タケ×モリの「誰も知らないJ-POP」
もし、あの一枚が生まれていなかったら、その後の音楽の流れはどうなっていただろうと思わせるアルバムがある。
いわゆる「歴史を変えた一枚」というエポックメイキングな作品。それまで耳にしたことがないような革新性と誰もやってこなかったと思われる実験性を備え、時が経つにつれて評価が高まってくる。そして、そこから新しい流れが始まったと思わせてくれる。更にそれがそのアーティストのデビュー作となるとより一層その意味はより高まってくる。
1973年11月に発売された荒井由実(当時)のファーストアルバム「ひこうき雲」は、まさにそんなアルバムだった。
「正真正銘、自分だけのために作ったアルバムです」
先日、2018年3月17日、「武蔵野の森総合スポーツプラザ」(東京・調布市)で行われたコンサート「SONGS&FRIENDS・YUMI ARAI/HIKO-KI GUMO」のステージで松任谷由実はこう言った。
「まだプロモーションという言葉もない時代で、売れるとか売れないとかじゃなくて、正真正銘、自分だけのために作ったアルバムです」
音楽に限らず、歴史的な作品が必ずしも発表時にその後と同じような評価を受けたかと言うとそうでもない。あのアルバムを聞いた時の印象もまさにそういう類だったと記憶している。
これ、何、という戸惑いに近い感覚だろうか。
72年によしだたくろう(当時)の「結婚しようよ」が爆発的にヒットし、それまでアンダーグラウンドな音楽とされていたフォークやロックがメジャーな世界に浮上した翌年。井上陽水はデビュー二年目、「氷の世界」が出るのはこの後、73年の12月だ。これが売れなかったら福岡に帰るという背水の陣で出したチューリップの「心の旅」が半年かかって一位を獲得、かぐや姫の「神田川」が深夜放送から火がついてシングルカットされたばかり。長髪にジーンズの若者がギターを持って歌うというスタイル自体が目新しく、若者たちの音楽の新しい流れになろうとしていた時代である。女性のピアノ弾き語りというスタイルも珍しかった。「ひこうき雲」の憂いに満ちた神秘性、霧がかかったような空気感と水彩画のような情景感。上品で初々しいピアノ、それでいて対照的な風通しのいいカントリータッチ。ヨーロッパとアメリカがブレンドされたようなサウンドはこの音楽は何だろう、と思わせるアルバムだった。

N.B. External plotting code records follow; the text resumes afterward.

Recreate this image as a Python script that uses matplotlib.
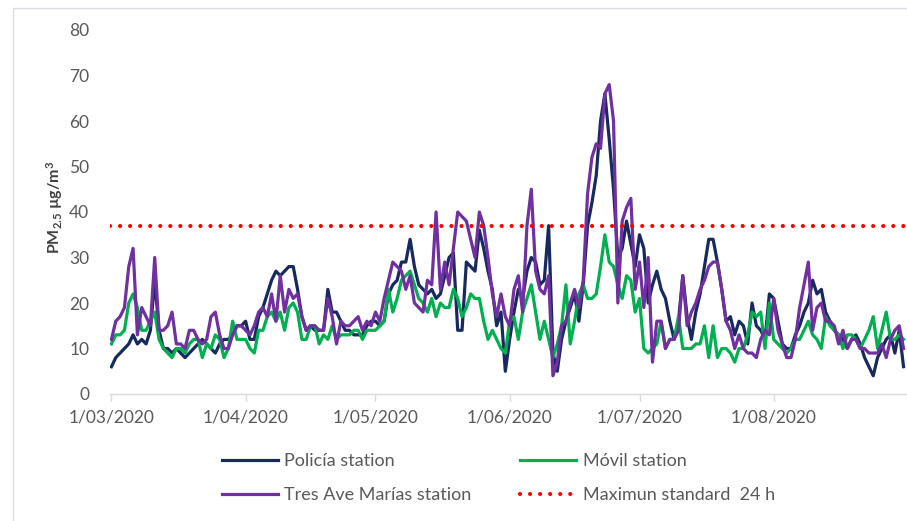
import matplotlib
matplotlib.use("Agg")
import matplotlib.pyplot as plt
import pandas as pd
from matplotlib.patches import Rectangle

plt.rcParams['font.family'] = ['Lato', 'DejaVu Sans']
plt.rcParams['mathtext.fontset'] = 'custom'
plt.rcParams['mathtext.rm'] = 'Lato:bold'
plt.rcParams['mathtext.it'] = 'Lato:bold'

# daily PM2.5 values, 1 March - 31 August 2020
start_date = '2020-03-01'
policia = [6, 8, 9, 10, 11, 13, 11, 12, 11, 14,
           25, 14, 10, 10, 9, 10, 9, 8, 9, 10,
           11, 12, 11, 10, 9, 11, 12, 12, 13, 15, 15,
           16, 12, 12, 17, 19, 22, 25, 27, 26, 27,
           28, 28, 23, 17,
           14, 15, 14, 14, 14, 23, 18, 18, 16, 14, 14, 13, 13, 13, 15, 16,
           16, 15, 16, 22, 24, 25, 29, 29, 34,
           28, 24, 23, 22, 23, 21, 22, 26, 30, 31, 14, 14, 29, 28, 27, 36, 32, 27, 23,
           15, 18, 5, 12, 18, 23, 21, 27, 30, 29, 24, 25, 37, 9, 5, 12, 16, 19, 22, 16,
           24, 37, 42, 48, 60, 66, 56,
           45, 30, 32, 38, 33, 28, 35, 32, 20, 24, 27, 23, 21, 16, 12, 16, 26, 17, 12, 18,
           22, 28, 34, 34, 29, 23, 16, 17, 13, 16, 15, 11, 20, 15, 14, 12, 22, 21, 16, 11,
           10, 10, 13, 15, 18, 20, 25, 22, 23, 18, 16, 14, 13, 12, 10, 12, 13, 11, 8, 6,
           4, 8, 10, 12, 13, 9, 14, 6]
movil = [11, 13, 13, 14, 20, 22, 19, 14, 14, 16, 18, 12, 10, 9, 8, 10, 10, 9, 11, 12, 12, 8, 11,
         10, 13, 12, 8, 10, 16, 12, 12, 12, 10, 9, 14, 14, 17, 18, 16, 18, 14, 19, 20, 18, 12, 12,
         15, 15, 11, 13, 12, 15, 12, 13, 13, 13, 14, 14, 12, 14, 14, 14, 15, 16, 23, 18, 21, 25, 26,
         27, 24, 21, 20, 18, 21, 17, 20, 19, 19, 23, 21, 17, 19, 22, 21, 21, 16, 12, 14, 12, 10, 9,
         16, 17, 12, 18, 21, 24, 18, 12, 16, 12, 8, 11, 15, 24, 11, 16, 22, 24, 21, 21, 22, 28, 35, 29,
         28, 24, 21, 26, 25, 18, 21, 10, 9, 10, 11, 16, 10, 12, 12, 17, 10, 10, 10, 11, 11, 15, 8,
         15, 8, 10, 10, 9, 7, 10, 10, 13, 18, 17, 18, 10, 20, 12, 11, 10, 9, 10, 12, 12, 14, 16,
         13, 12, 10, 17, 15, 14, 13, 10, 13, 13, 12, 10, 12, 14, 17, 10, 14, 18, 12, 12, 13, 12]
tres_ave_marias = [12, 16, 17, 19, 28, 32, 13, 19, 17, 15, 30, 14, 14, 15, 18, 11, 11, 10, 14, 14, 12, 11, 12,
                   17, 18, 13, 10, 10, 13, 15, 15, 14, 13, 15, 18, 19, 17, 22, 16, 26, 18, 23, 21, 22, 17, 14,
                   15, 15, 14, 14, 21, 17, 11, 16, 15, 15, 16, 17, 14, 16, 15, 18, 16, 21, 25, 29, 28, 27, 23,
                   26, 20, 19, 18, 25, 24, 40, 23, 29, 24, 32, 40, 39, 38, 34, 30, 40, 37, 30, 22, 17, 22, 17,
                   15, 23, 26, 18, 37, 45, 27, 23, 22, 26, 4, 7, 15, 16, 20, 23, 19, 25, 44, 52, 55, 54, 66, 68,
                   60, 20, 38, 41, 43, 23, 29, 19, 30, 7, 16, 16, 10, 12, 12, 14, 26, 15, 18, 20, 23, 25, 28,
                   29, 29, 23, 16, 14, 10, 13, 10, 9, 9, 8, 12, 14, 13, 21, 14, 11, 8, 8, 12, 19, 24, 29,
                   14, 19, 20, 16, 16, 15, 11, 14, 10, 12, 12, 10, 10, 9, 9, 9, 11, 8, 12, 14, 15, 10]
max_standard = 37

tick_dates = ['2020-03-01', '2020-04-01', '2020-05-01', '2020-06-01', '2020-07-01', '2020-08-01']
tick_labels = ['1/03/2020', '1/04/2020', '1/05/2020', '1/06/2020', '1/07/2020', '1/08/2020']
y_ticks = [0, 10, 20, 30, 40, 50, 60, 70, 80]

dates = pd.date_range(start_date, periods=len(policia), freq='D')

fig = plt.figure(figsize=(9.07, 5.21), dpi=100)
ax = fig.add_axes([110 / 907, 127 / 521, 797 / 907, 364 / 521])

ax.plot(dates, policia, color='#172A5E', lw=2.3, label='Policía station')
ax.plot(dates, movil, color='#00B050', lw=2.3, label='Móvil station')
ax.plot(dates, tres_ave_marias, color='#7030A0', lw=2.3, label='Tres Ave Marías station')
ax.axhline(max_standard, color='#FF0000', lw=3, linestyle=(0, (0.01, 2.4)),
           dash_capstyle='round', label='Maximun standard  24 h')

ax.set_xlim(dates[0] - pd.Timedelta(hours=8), dates[0] + pd.Timedelta(days=183.8))
ax.set_ylim(0, 80)
ax.set_xticks(pd.to_datetime(tick_dates))
ax.set_xticklabels(tick_labels)
ax.set_yticks(y_ticks)

for s in ['top', 'right', 'left']:
    ax.spines[s].set_visible(False)
ax.spines['bottom'].set_color('#D9D9D9')
ax.spines['bottom'].set_linewidth(1)
ax.tick_params(axis='x', length=5, width=1, color='#D9D9D9', pad=6,
               labelsize=12.5, labelcolor='#595959')
ax.tick_params(axis='y', length=0, pad=15, labelsize=12.5, labelcolor='#595959')

fig.text(55 / 907, 1 - 207 / 521, 'PM$_{2.5}$ µg/m$^3$', rotation=90,
         ha='center', va='center', fontsize=11.5, fontweight='bold', color='#404040')

h, l = ax.get_legend_handles_labels()
order = [0, 2, 1, 3]
ax.legend([h[i] for i in order], [l[i] for i in order], ncol=2, frameon=False,
          loc='upper left', bbox_to_anchor=(222 / 907, 1 - 453 / 521),
          bbox_transform=fig.transFigure, borderpad=0, borderaxespad=0,
          handlelength=3.1, handletextpad=0.35, columnspacing=2.7,
          labelspacing=1.0, fontsize=13, labelcolor='#595959')

fig.patches.append(Rectangle((13 / 907, -0.02), 1.0, (521 - 8) / 521 + 0.02,
                             transform=fig.transFigure, fill=False,
                             edgecolor='#D9DDE3', lw=1))

fig.savefig('out.png', dpi=100)
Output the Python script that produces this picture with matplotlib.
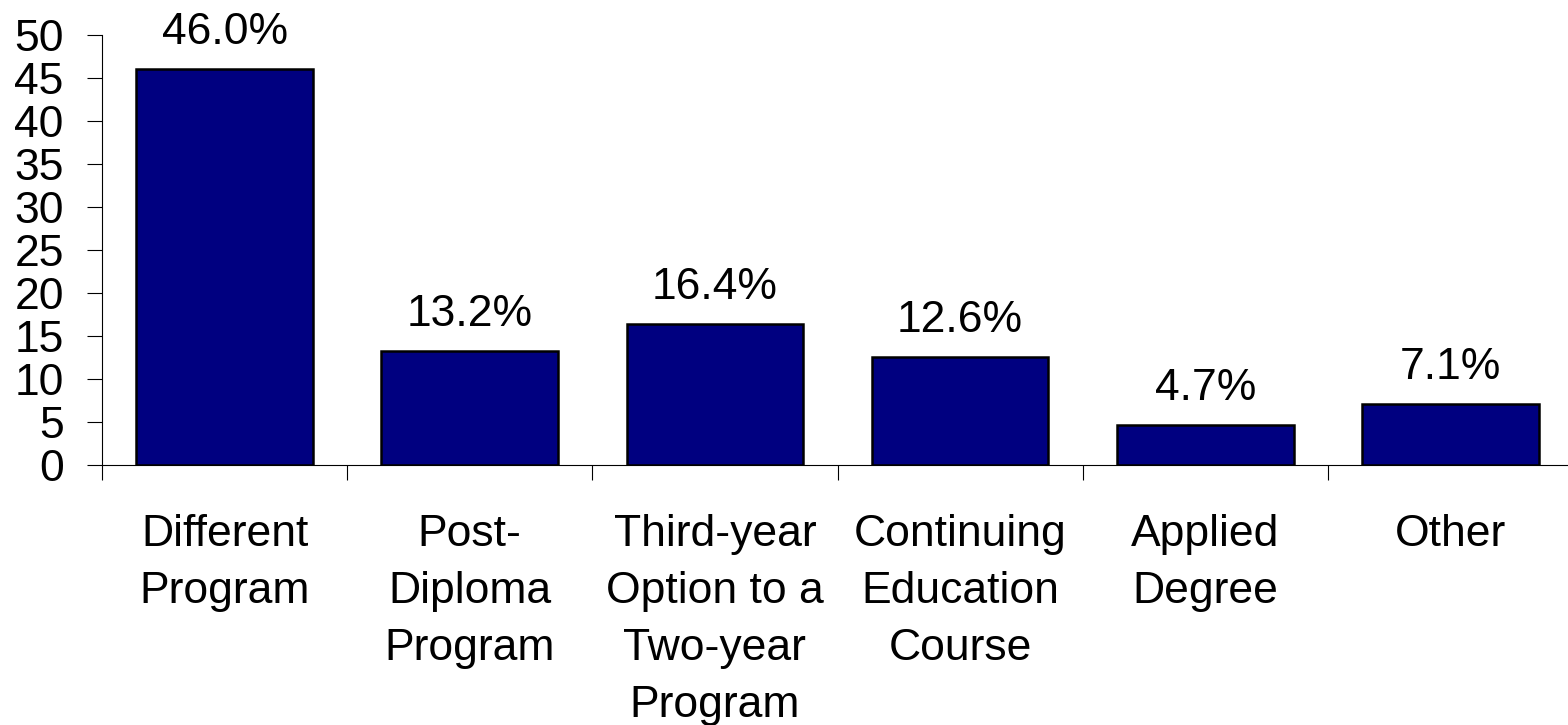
import matplotlib
matplotlib.use("Agg")
import matplotlib.pyplot as plt
import numpy as np

categories = ["Different\nProgram", "Post-\nDiploma\nProgram", "Third-year\nOption to a\nTwo-year\nProgram",
              "Continuing\nEducation\nCourse", "Applied\nDegree", "Other"]
values = [46.0, 13.2, 16.4, 12.6, 4.7, 7.1]
value_labels = ["46.0%", "13.2%", "16.4%", "12.6%", "4.7%", "7.1%"]
yticks = [0, 5, 10, 15, 20, 25, 30, 35, 40, 45, 50]

plt.rcParams['font.family'] = ['Liberation Sans', 'DejaVu Sans']
W, H = 1568, 725
fig = plt.figure(figsize=(W / 100, H / 100), dpi=100)
left, right, top, bottom = 102, 1573, 35, 465
ax = fig.add_axes([left / W, 1 - bottom / H, (right - left) / W, (bottom - top) / H])

FS = 32
x = np.arange(len(categories))
ax.bar(x, values, width=0.72, color="#000080", edgecolor="black", linewidth=1.8, zorder=3)
for xi, v, lab in zip(x, values, value_labels):
    ax.annotate(lab, (xi, v), xytext=(0, 18), textcoords="offset points",
                ha="center", va="baseline", fontsize=FS)

ax.set_xlim(-0.5, len(categories) - 0.5)
ax.set_ylim(0, 50)
ax.set_yticks(yticks)
ax.set_yticklabels([str(t) for t in yticks], fontsize=FS)
ax.tick_params(axis="y", length=10.5, width=0.8, pad=17, direction="out")

ax.set_xticks(np.arange(len(categories) + 1) - 0.5)
ax.set_xticklabels([])
ax.set_xticks(x, minor=True)
ax.set_xticklabels(categories, minor=True, fontsize=FS, linespacing=1.5)
ax.tick_params(axis="x", which="major", length=10.5, width=0.8, direction="out")
ax.tick_params(axis="x", which="minor", length=0, pad=35)

for s in ["top", "right"]:
    ax.spines[s].set_visible(False)
ax.spines["left"].set_linewidth(0.8)
ax.spines["bottom"].set_linewidth(0.8)

fig.savefig("out.png", dpi=100)
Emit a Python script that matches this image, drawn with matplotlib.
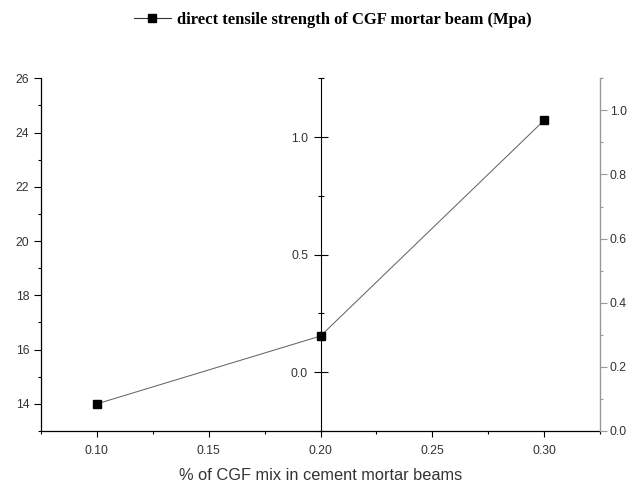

何しろタイトル曲の「ひこうき雲」は自殺した少女を歌ったものだ。少なくともアイドル系や歌謡曲系の女性歌手のデビュー作ではありえない。
そういう意味では評価が決定づけられたのが74年に出た二枚目のアルバム「MISSLIM」だったように思う。ピアノの前に一人座ったジャケットが全てを物語っていた。そして、彼女の魅力に取りつかれたのがやはりピアノを学んでいた女性たちだった。ピアノという楽器の再認識。ピアノでこれだけの曲が書ける。レッスン教室でバイエルから始めるという常識が覆されたという衝撃がどのくらい大きかったかは想像して余りある。